SET EXERCISE:
Copy all of the material word for word, except for the pictures.

SOURCE DATA:

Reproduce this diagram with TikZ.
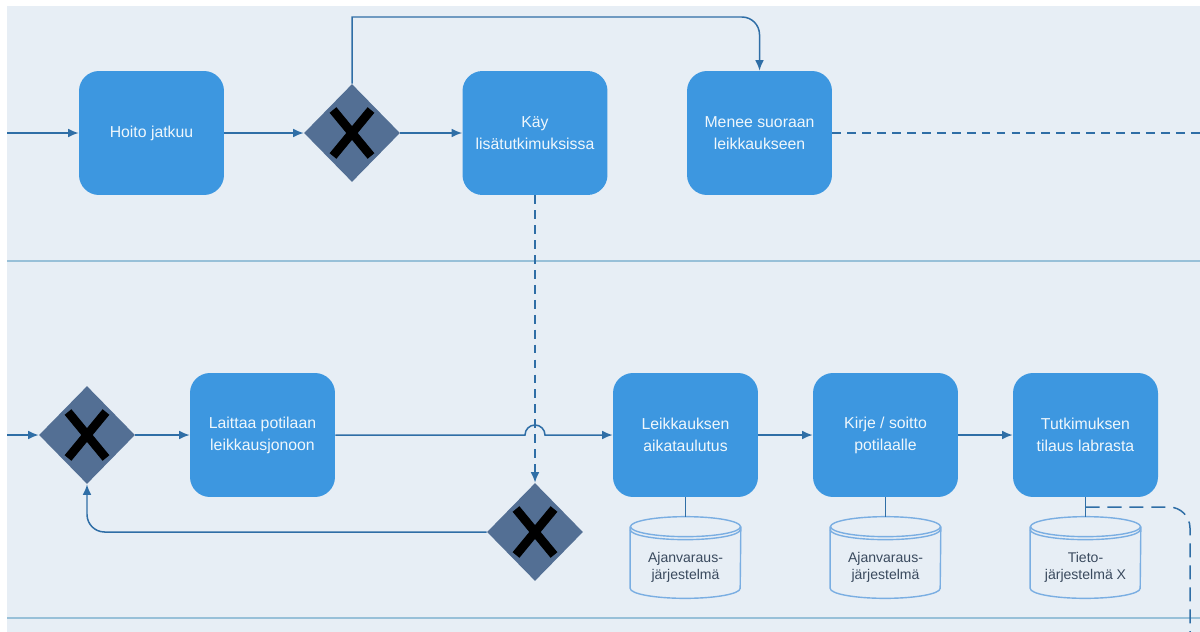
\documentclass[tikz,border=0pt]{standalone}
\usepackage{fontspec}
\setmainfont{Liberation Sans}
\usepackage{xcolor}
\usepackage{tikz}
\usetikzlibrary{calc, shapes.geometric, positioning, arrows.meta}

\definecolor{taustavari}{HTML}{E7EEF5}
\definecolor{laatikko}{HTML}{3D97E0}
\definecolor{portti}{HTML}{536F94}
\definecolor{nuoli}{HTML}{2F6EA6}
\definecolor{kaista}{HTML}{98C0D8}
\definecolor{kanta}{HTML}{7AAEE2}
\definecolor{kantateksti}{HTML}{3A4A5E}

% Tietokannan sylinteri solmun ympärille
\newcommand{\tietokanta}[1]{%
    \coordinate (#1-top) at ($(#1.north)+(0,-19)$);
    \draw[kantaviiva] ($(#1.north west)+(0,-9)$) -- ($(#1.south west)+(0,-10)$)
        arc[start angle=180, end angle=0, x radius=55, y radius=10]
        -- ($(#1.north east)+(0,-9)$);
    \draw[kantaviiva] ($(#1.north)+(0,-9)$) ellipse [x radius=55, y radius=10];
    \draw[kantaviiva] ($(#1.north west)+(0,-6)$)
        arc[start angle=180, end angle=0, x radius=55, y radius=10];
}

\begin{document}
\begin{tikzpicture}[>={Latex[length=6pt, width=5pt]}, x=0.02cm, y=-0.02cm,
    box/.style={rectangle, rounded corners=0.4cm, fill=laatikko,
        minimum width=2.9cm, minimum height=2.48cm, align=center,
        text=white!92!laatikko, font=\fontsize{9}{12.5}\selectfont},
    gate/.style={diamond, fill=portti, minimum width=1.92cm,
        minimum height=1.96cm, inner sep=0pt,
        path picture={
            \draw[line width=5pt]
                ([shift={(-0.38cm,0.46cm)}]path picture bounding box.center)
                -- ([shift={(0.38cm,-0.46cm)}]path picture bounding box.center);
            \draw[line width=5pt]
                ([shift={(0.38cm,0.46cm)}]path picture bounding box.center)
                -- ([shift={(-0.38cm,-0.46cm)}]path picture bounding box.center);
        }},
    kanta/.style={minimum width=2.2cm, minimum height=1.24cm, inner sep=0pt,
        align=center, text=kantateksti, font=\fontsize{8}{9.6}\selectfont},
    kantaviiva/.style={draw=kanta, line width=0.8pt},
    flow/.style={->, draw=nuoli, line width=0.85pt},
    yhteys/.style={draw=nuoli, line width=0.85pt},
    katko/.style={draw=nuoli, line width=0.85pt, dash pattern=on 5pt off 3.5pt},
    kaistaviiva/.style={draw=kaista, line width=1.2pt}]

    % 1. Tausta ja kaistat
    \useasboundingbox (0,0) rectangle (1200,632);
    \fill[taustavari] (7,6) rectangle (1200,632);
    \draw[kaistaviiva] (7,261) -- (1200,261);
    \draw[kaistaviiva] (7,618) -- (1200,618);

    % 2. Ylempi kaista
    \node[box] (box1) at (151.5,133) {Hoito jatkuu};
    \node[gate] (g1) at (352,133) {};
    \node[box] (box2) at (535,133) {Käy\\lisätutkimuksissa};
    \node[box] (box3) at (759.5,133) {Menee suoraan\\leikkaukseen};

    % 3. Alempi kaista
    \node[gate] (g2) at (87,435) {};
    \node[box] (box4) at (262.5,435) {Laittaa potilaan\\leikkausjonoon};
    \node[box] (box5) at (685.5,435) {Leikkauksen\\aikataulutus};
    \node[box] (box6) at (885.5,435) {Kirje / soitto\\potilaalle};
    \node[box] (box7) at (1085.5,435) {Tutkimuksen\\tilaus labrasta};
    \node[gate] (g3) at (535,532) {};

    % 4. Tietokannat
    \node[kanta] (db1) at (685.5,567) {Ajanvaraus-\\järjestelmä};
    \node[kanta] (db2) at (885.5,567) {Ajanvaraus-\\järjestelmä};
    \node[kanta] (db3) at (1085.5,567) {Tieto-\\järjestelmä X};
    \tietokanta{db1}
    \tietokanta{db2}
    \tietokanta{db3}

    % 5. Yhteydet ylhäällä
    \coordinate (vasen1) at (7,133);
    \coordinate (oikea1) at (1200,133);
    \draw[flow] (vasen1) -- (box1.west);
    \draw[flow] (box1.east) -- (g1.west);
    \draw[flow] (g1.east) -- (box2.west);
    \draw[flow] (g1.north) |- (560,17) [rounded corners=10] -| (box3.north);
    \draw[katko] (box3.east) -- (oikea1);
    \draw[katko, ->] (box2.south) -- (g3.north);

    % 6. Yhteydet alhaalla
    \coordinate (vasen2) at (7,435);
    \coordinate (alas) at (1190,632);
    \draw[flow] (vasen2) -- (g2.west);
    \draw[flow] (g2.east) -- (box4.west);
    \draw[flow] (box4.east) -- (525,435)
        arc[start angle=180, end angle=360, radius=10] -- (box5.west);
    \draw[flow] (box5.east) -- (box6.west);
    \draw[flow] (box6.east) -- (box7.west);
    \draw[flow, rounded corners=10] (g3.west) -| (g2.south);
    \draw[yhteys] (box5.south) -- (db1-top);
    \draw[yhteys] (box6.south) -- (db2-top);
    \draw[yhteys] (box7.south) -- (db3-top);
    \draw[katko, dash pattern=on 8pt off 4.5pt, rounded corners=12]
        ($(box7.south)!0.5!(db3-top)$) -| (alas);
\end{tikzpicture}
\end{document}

TASK SOLUTION:
Reproduce this diagram with TikZ.
\documentclass[tikz,border=0pt]{standalone}
\usepackage{fontspec}
\setmainfont{Liberation Sans}
\usepackage{xcolor}
\usepackage{tikz}
\usetikzlibrary{calc, shapes.geometric, positioning, arrows.meta}

\definecolor{taustavari}{HTML}{E7EEF5}
\definecolor{laatikko}{HTML}{3D97E0}
\definecolor{portti}{HTML}{536F94}
\definecolor{nuoli}{HTML}{2F6EA6}
\definecolor{kaista}{HTML}{98C0D8}
\definecolor{kanta}{HTML}{7AAEE2}
\definecolor{kantateksti}{HTML}{3A4A5E}

% Tietokannan sylinteri solmun ympärille
\newcommand{\tietokanta}[1]{%
    \coordinate (#1-top) at ($(#1.north)+(0,-19)$);
    \draw[kantaviiva] ($(#1.north west)+(0,-9)$) -- ($(#1.south west)+(0,-10)$)
        arc[start angle=180, end angle=0, x radius=55, y radius=10]
        -- ($(#1.north east)+(0,-9)$);
    \draw[kantaviiva] ($(#1.north)+(0,-9)$) ellipse [x radius=55, y radius=10];
    \draw[kantaviiva] ($(#1.north west)+(0,-6)$)
        arc[start angle=180, end angle=0, x radius=55, y radius=10];
}

\begin{document}
\begin{tikzpicture}[>={Latex[length=6pt, width=5pt]}, x=0.02cm, y=-0.02cm,
    box/.style={rectangle, rounded corners=0.4cm, fill=laatikko,
        minimum width=2.9cm, minimum height=2.48cm, align=center,
        text=white!92!laatikko, font=\fontsize{9}{12.5}\selectfont},
    gate/.style={diamond, fill=portti, minimum width=1.92cm,
        minimum height=1.96cm, inner sep=0pt,
        path picture={
            \draw[line width=5pt]
                ([shift={(-0.38cm,0.46cm)}]path picture bounding box.center)
                -- ([shift={(0.38cm,-0.46cm)}]path picture bounding box.center);
            \draw[line width=5pt]
                ([shift={(0.38cm,0.46cm)}]path picture bounding box.center)
                -- ([shift={(-0.38cm,-0.46cm)}]path picture bounding box.center);
        }},
    kanta/.style={minimum width=2.2cm, minimum height=1.24cm, inner sep=0pt,
        align=center, text=kantateksti, font=\fontsize{8}{9.6}\selectfont},
    kantaviiva/.style={draw=kanta, line width=0.8pt},
    flow/.style={->, draw=nuoli, line width=0.85pt},
    yhteys/.style={draw=nuoli, line width=0.85pt},
    katko/.style={draw=nuoli, line width=0.85pt, dash pattern=on 5pt off 3.5pt},
    kaistaviiva/.style={draw=kaista, line width=1.2pt}]

    % 1. Tausta ja kaistat
    \useasboundingbox (0,0) rectangle (1200,632);
    \fill[taustavari] (7,6) rectangle (1200,632);
    \draw[kaistaviiva] (7,261) -- (1200,261);
    \draw[kaistaviiva] (7,618) -- (1200,618);

    % 2. Ylempi kaista
    \node[box] (box1) at (151.5,133) {Hoito jatkuu};
    \node[gate] (g1) at (352,133) {};
    \node[box] (box2) at (535,133) {Käy\\lisätutkimuksissa};
    \node[box] (box3) at (759.5,133) {Menee suoraan\\leikkaukseen};

    % 3. Alempi kaista
    \node[gate] (g2) at (87,435) {};
    \node[box] (box4) at (262.5,435) {Laittaa potilaan\\leikkausjonoon};
    \node[box] (box5) at (685.5,435) {Leikkauksen\\aikataulutus};
    \node[box] (box6) at (885.5,435) {Kirje / soitto\\potilaalle};
    \node[box] (box7) at (1085.5,435) {Tutkimuksen\\tilaus labrasta};
    \node[gate] (g3) at (535,532) {};

    % 4. Tietokannat
    \node[kanta] (db1) at (685.5,567) {Ajanvaraus-\\järjestelmä};
    \node[kanta] (db2) at (885.5,567) {Ajanvaraus-\\järjestelmä};
    \node[kanta] (db3) at (1085.5,567) {Tieto-\\järjestelmä X};
    \tietokanta{db1}
    \tietokanta{db2}
    \tietokanta{db3}

    % 5. Yhteydet ylhäällä
    \coordinate (vasen1) at (7,133);
    \coordinate (oikea1) at (1200,133);
    \draw[flow] (vasen1) -- (box1.west);
    \draw[flow] (box1.east) -- (g1.west);
    \draw[flow] (g1.east) -- (box2.west);
    \draw[flow] (g1.north) |- (560,17) [rounded corners=10] -| (box3.north);
    \draw[katko] (box3.east) -- (oikea1);
    \draw[katko, ->] (box2.south) -- (g3.north);

    % 6. Yhteydet alhaalla
    \coordinate (vasen2) at (7,435);
    \coordinate (alas) at (1190,632);
    \draw[flow] (vasen2) -- (g2.west);
    \draw[flow] (g2.east) -- (box4.west);
    \draw[flow] (box4.east) -- (525,435)
        arc[start angle=180, end angle=360, radius=10] -- (box5.west);
    \draw[flow] (box5.east) -- (box6.west);
    \draw[flow] (box6.east) -- (box7.west);
    \draw[flow, rounded corners=10] (g3.west) -| (g2.south);
    \draw[yhteys] (box5.south) -- (db1-top);
    \draw[yhteys] (box6.south) -- (db2-top);
    \draw[yhteys] (box7.south) -- (db3-top);
    \draw[katko, dash pattern=on 8pt off 4.5pt, rounded corners=12]
        ($(box7.south)!0.5!(db3-top)$) -| (alas);
\end{tikzpicture}
\end{document}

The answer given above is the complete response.